STATED TASK: Retype only what runs from the first line of the records to the line with "(battery text) at", inclusive, and no pictures.

DATASET RECORDS:

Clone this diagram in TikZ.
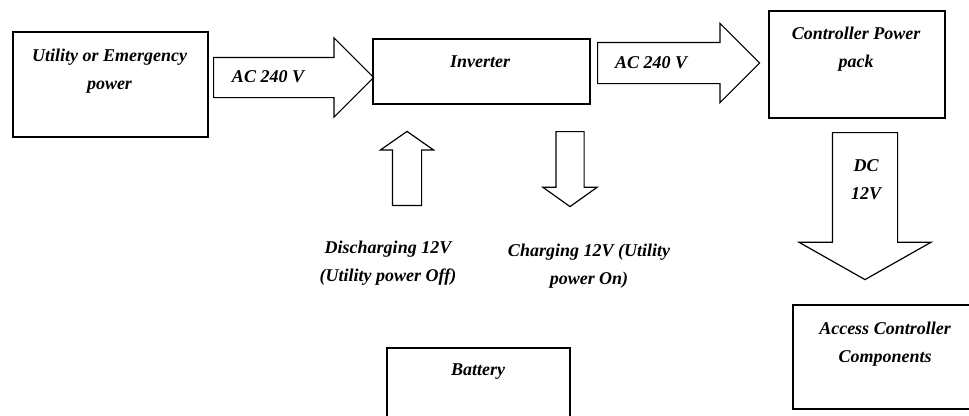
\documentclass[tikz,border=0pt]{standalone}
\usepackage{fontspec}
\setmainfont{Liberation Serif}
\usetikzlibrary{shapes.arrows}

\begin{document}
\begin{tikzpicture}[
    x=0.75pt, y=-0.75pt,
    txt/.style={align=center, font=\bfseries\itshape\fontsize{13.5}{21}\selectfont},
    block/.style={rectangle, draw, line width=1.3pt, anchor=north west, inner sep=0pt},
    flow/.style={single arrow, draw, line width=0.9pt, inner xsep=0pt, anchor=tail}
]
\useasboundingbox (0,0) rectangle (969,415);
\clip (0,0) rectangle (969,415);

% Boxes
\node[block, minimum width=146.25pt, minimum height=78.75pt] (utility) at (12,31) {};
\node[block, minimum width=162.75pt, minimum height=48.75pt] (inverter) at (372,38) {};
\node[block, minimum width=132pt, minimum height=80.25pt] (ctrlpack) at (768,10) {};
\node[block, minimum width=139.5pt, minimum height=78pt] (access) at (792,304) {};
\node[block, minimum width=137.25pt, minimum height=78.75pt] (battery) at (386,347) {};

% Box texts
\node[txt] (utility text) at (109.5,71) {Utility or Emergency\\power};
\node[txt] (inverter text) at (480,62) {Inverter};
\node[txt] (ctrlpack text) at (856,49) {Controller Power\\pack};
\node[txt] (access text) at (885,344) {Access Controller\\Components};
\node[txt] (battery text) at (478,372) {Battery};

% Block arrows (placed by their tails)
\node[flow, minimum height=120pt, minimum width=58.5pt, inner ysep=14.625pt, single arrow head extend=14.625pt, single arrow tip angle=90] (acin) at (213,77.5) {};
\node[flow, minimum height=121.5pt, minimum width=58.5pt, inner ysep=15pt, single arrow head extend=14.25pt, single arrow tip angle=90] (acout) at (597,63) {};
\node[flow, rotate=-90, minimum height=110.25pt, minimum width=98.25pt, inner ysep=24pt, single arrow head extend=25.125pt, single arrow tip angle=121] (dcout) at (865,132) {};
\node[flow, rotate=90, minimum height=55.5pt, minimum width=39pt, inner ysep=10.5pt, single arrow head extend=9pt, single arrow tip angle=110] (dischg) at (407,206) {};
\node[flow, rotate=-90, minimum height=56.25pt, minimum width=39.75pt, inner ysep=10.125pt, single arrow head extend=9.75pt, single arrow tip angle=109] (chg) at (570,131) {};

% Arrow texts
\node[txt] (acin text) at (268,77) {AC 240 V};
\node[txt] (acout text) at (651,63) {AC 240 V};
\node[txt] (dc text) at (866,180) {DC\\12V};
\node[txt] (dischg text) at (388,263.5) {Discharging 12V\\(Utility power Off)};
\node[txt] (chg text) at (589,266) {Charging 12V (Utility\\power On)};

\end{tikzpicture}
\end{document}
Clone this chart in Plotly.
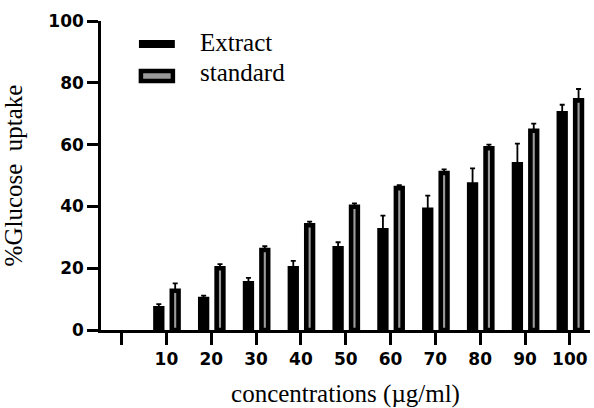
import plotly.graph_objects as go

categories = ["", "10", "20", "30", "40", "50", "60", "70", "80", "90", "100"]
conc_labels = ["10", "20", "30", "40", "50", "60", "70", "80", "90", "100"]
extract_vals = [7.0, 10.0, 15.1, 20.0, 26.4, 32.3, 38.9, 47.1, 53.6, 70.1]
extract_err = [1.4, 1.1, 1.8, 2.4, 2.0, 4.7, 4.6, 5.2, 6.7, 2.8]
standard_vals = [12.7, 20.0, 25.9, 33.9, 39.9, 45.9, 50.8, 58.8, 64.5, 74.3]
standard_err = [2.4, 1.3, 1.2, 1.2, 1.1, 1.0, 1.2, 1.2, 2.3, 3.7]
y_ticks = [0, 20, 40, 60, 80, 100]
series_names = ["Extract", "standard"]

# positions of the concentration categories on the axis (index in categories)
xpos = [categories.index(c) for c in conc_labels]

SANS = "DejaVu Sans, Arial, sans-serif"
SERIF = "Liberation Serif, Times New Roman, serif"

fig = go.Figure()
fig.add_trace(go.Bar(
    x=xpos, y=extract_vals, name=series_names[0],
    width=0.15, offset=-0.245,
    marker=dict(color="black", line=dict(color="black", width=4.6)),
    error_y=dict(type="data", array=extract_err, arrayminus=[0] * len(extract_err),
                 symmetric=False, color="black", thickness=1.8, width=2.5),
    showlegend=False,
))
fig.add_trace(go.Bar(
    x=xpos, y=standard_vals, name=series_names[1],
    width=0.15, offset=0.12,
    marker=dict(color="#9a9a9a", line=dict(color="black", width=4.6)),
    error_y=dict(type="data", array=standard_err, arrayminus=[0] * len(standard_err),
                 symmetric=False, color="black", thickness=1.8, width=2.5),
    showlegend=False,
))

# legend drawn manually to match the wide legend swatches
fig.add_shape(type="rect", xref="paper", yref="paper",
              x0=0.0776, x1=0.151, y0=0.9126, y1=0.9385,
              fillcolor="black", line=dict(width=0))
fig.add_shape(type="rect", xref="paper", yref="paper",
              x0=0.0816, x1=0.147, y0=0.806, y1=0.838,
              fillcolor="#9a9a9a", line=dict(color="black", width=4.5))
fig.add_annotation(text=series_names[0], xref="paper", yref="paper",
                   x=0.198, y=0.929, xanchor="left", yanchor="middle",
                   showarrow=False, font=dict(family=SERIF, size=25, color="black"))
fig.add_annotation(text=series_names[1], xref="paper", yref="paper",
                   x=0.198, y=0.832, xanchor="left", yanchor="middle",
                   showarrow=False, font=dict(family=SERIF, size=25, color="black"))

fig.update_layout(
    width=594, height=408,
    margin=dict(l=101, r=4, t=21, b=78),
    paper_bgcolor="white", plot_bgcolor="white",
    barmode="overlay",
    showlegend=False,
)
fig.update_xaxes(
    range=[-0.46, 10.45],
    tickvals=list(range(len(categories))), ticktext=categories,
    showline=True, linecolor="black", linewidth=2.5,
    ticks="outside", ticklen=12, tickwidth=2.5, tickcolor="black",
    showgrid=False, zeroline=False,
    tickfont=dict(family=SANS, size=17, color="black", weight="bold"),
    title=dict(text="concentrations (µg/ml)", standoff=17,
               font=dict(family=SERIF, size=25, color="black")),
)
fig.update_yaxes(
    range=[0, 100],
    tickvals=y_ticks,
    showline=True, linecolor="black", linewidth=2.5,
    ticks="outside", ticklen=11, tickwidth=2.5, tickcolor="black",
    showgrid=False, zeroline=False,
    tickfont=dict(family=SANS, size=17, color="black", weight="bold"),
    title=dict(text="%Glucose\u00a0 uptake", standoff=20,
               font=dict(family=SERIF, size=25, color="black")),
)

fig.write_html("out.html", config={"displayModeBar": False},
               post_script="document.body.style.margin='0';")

EXPECTED OUTPUT:
Clone this diagram in TikZ.
\documentclass[tikz,border=0pt]{standalone}
\usepackage{fontspec}
\setmainfont{Liberation Serif}
\usetikzlibrary{shapes.arrows}

\begin{document}
\begin{tikzpicture}[
    x=0.75pt, y=-0.75pt,
    txt/.style={align=center, font=\bfseries\itshape\fontsize{13.5}{21}\selectfont},
    block/.style={rectangle, draw, line width=1.3pt, anchor=north west, inner sep=0pt},
    flow/.style={single arrow, draw, line width=0.9pt, inner xsep=0pt, anchor=tail}
]
\useasboundingbox (0,0) rectangle (969,415);
\clip (0,0) rectangle (969,415);

% Boxes
\node[block, minimum width=146.25pt, minimum height=78.75pt] (utility) at (12,31) {};
\node[block, minimum width=162.75pt, minimum height=48.75pt] (inverter) at (372,38) {};
\node[block, minimum width=132pt, minimum height=80.25pt] (ctrlpack) at (768,10) {};
\node[block, minimum width=139.5pt, minimum height=78pt] (access) at (792,304) {};
\node[block, minimum width=137.25pt, minimum height=78.75pt] (battery) at (386,347) {};

% Box texts
\node[txt] (utility text) at (109.5,71) {Utility or Emergency\\power};
\node[txt] (inverter text) at (480,62) {Inverter};
\node[txt] (ctrlpack text) at (856,49) {Controller Power\\pack};
\node[txt] (access text) at (885,344) {Access Controller\\Components};
\node[txt] (battery text) at (478,372) {Battery};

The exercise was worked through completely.